Forgive me if I wax poetical but the bread that I baked was just that good.
Down you miserable peasants! I will beat you down!
During the mixing and kneading I was entirely in control. My kitchen was my kingdom and no peasant was going to challenge my right to rule. Might is right! MIGHT IS RIGHT! Vive le feudal system! Feudal power relations, these are the things that I think about while kneading bread. Relaxing.
The peasant uprising came when I had to let the dough sit. Do you know how hard it is for me to sit back and let the natural process of yeast reacting to warmth work on its own? It’s fucking hard. It doesn’t help that I have basically no spatial relationships so when I’m told to let the dough rise to twice its original I get easily frustrated. The dough could quadruple in size and I’d still be wondering if it was really any bigger. In the end I had to make an executive decision allowing me to make my own decision as to what “double in size” actually meant. The only thing that got me through my harrowing adventure in nerve-wracking fear was how pretty the cloth covering the dough was.
My executive decision made I broke the dough into two balls, approximately 2/3 and 1/3 of the total dough (and when I say approximately I mean really badly approximated) and stacked them.With a prayer and a kiss and a shot of switchell for my nerves I put the dough into the oven and then promptly panicked until it was done. My oven’s a bit funky so I had to put the bread back in a few times but soon it was ready. The result of my not so accurate measurements for making the stacked balls ended up with the top ball becoming top-heavy and rolling off. I ended up with two loafs of bread, not that bad at all.

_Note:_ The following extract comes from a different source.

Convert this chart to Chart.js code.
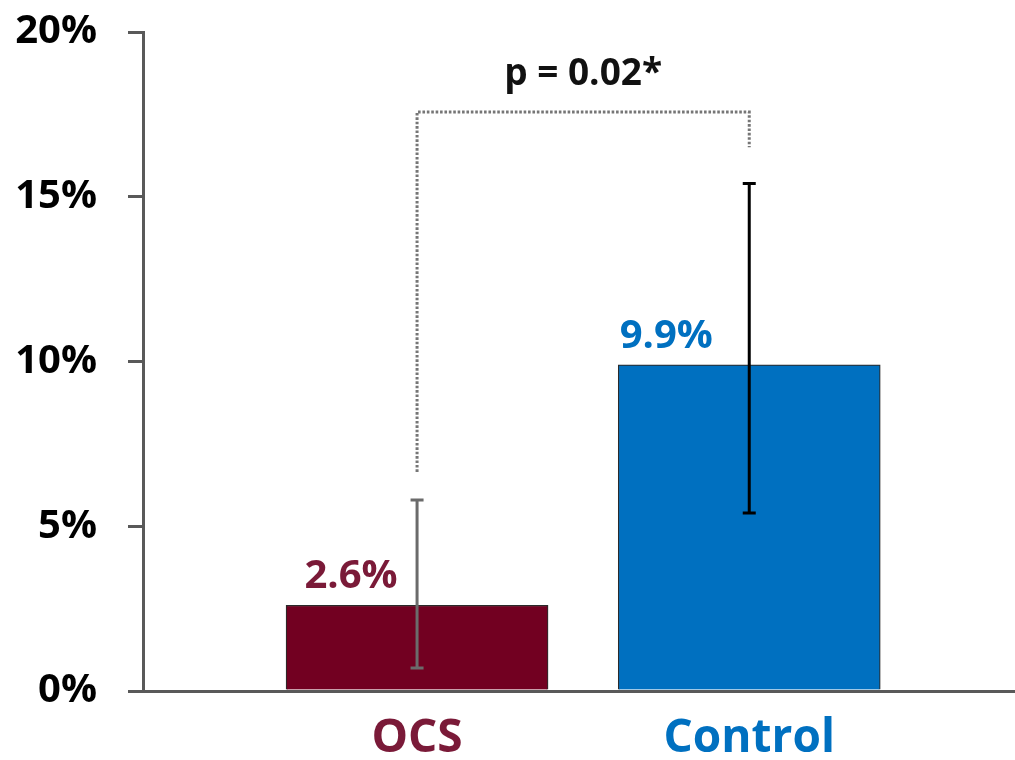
<!DOCTYPE html>
<html>
<head>
<meta charset="utf-8">
<script src="https://cdn.jsdelivr.net/npm/chart.js@4/dist/chart.umd.min.js"></script>
<style>
  html, body { margin: 0; padding: 0; background: #ffffff; }
  #wrap { width: 1015px; height: 760px; position: relative; }
</style>
</head>
<body>
<div id="wrap"><canvas id="chart"></canvas></div>
<script>
// Group labels and event rates (%)
const categories = ['OCS', 'Control'];
const rates = [2.6, 9.9];
// 95% confidence interval bounds (%)
const ciLow = [0.7, 5.4];
const ciHigh = [5.8, 15.4];
// Y-axis tick values (%)
const yTicks = [0, 5, 10, 15, 20];
// Significance comparison
const pLabel = 'p = 0.02*';

const barColors = ['#720021', '#0070C0'];
const textColors = ['#7A1A38', '#0070C0'];
const errColors = ['#6B6B6B', '#000000'];
const FONT = '"Open Sans", "Noto Sans", sans-serif';

const rateLabels = {
  id: 'rateLabels',
  afterDatasetsDraw(chart, args, opts) {
    const ctx = chart.ctx;
    const meta = chart.getDatasetMeta(0);
    const y = chart.scales.y;
    ctx.save();
    meta.data.forEach((bar, i) => {
      // error bar
      const top = y.getPixelForValue(ciHigh[i]);
      const bot = y.getPixelForValue(ciLow[i]);
      ctx.strokeStyle = errColors[i];
      ctx.lineWidth = 3;
      ctx.lineCap = 'butt';
      ctx.beginPath();
      ctx.moveTo(bar.x, top); ctx.lineTo(bar.x, bot);
      ctx.moveTo(bar.x - 6.5, top); ctx.lineTo(bar.x + 6.5, top);
      ctx.moveTo(bar.x - 6.5, bot); ctx.lineTo(bar.x + 6.5, bot);
      ctx.stroke();
      // value label
      ctx.fillStyle = textColors[i];
      ctx.font = 'bold 40px ' + FONT;
      ctx.textAlign = 'center';
      ctx.textBaseline = 'alphabetic';
      ctx.fillText(rates[i].toFixed(1) + '%', bar.x + opts.dx[i], bar.y - opts.gap);
    });
    ctx.restore();
  }
};

const sigBracket = {
  id: 'sigBracket',
  afterDatasetsDraw(chart, args, opts) {
    const ctx = chart.ctx;
    const meta = chart.getDatasetMeta(0);
    const y = chart.scales.y;
    const x1 = meta.data[0].x, x2 = meta.data[1].x;
    const yl = y.getPixelForValue(opts.level);
    ctx.save();
    ctx.strokeStyle = '#767676';
    ctx.lineWidth = 3;
    ctx.setLineDash([2.6, 1.8]);
    ctx.beginPath();
    ctx.moveTo(x1, y.getPixelForValue(opts.leftEnd));
    ctx.lineTo(x1, yl);
    ctx.lineTo(x2, yl);
    ctx.lineTo(x2, y.getPixelForValue(opts.rightEnd));
    ctx.stroke();
    ctx.setLineDash([]);
    ctx.fillStyle = '#111111';
    ctx.font = 'bold 37px ' + FONT;
    ctx.textAlign = 'center';
    ctx.textBaseline = 'alphabetic';
    ctx.fillText(pLabel, (x1 + x2) / 2, y.getPixelForValue(opts.labelLevel));
    ctx.restore();
  }
};

new Chart(document.getElementById('chart'), {
  type: 'bar',
  data: {
    datasets: [{
      data: rates.map((v, i) => ({ x: i + 1, y: v })),
      backgroundColor: barColors,
      borderColor: '#2A2A2A',
      borderWidth: 1.2,
      borderSkipped: 'bottom',
      barThickness: 262
    }]
  },
  plugins: [rateLabels, sigBracket],
  options: {
    responsive: true,
    maintainAspectRatio: false,
    animation: false,
    layout: { padding: { top: 32, right: 0, bottom: 0, left: 0 } },
    plugins: {
      legend: { display: false },
      tooltip: { enabled: false },
      rateLabels: { dx: [-66, -83], gap: 17 },
      sigBracket: { level: 17.57, leftEnd: 6.65, rightEnd: 16.5, labelLevel: 18.4 }
    },
    scales: {
      x: {
        type: 'linear',
        offset: false,
        min: 0.175,
        max: 2.8,
        afterBuildTicks: s => { s.ticks = categories.map((c, i) => ({ value: i + 1 })); },
        afterFit: s => { s.height = 69; s.paddingLeft = 0; s.paddingRight = 0; },
        grid: { display: false },
        border: { display: true, color: '#595959', width: 3 },
        ticks: {
          autoSkip: false,
          maxRotation: 0,
          padding: 12,
          font: { family: FONT, size: 46, weight: 'bold' },
          color: c => textColors[c.index],
          callback: v => categories[v - 1]
        }
      },
      y: {
        min: 0,
        max: 20,
        afterBuildTicks: s => { s.ticks = yTicks.map(v => ({ value: v })); },
        afterFit: s => { s.width = 143; s.paddingTop = 0; s.paddingBottom = 0; },
        grid: { drawOnChartArea: false, drawTicks: true, tickLength: 15, color: '#595959', lineWidth: 3 },
        border: { display: true, color: '#595959', width: 3 },
        ticks: {
          padding: 31,
          font: { family: FONT, size: 40, weight: 'bold' },
          color: '#000000',
          callback: v => v + '%'
        }
      }
    }
  }
});
</script>
</body>
</html>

The finished bread was eaten warm and with soft butter. Six of us tore into it, cracking the solid crust to get at the soft center. At first I afraid that the rigidity of the crust was a result of my over-cooking it but I think that’s the way it was meant to be. I adore a good crust on a bread and this one was supremely satisfying. Here’s some photos because I’m a proud parent:
We also had cake.
Samuel’s 2013 Great Baking Escapade! is my adventure to explore new recipes that I haven’t tried before.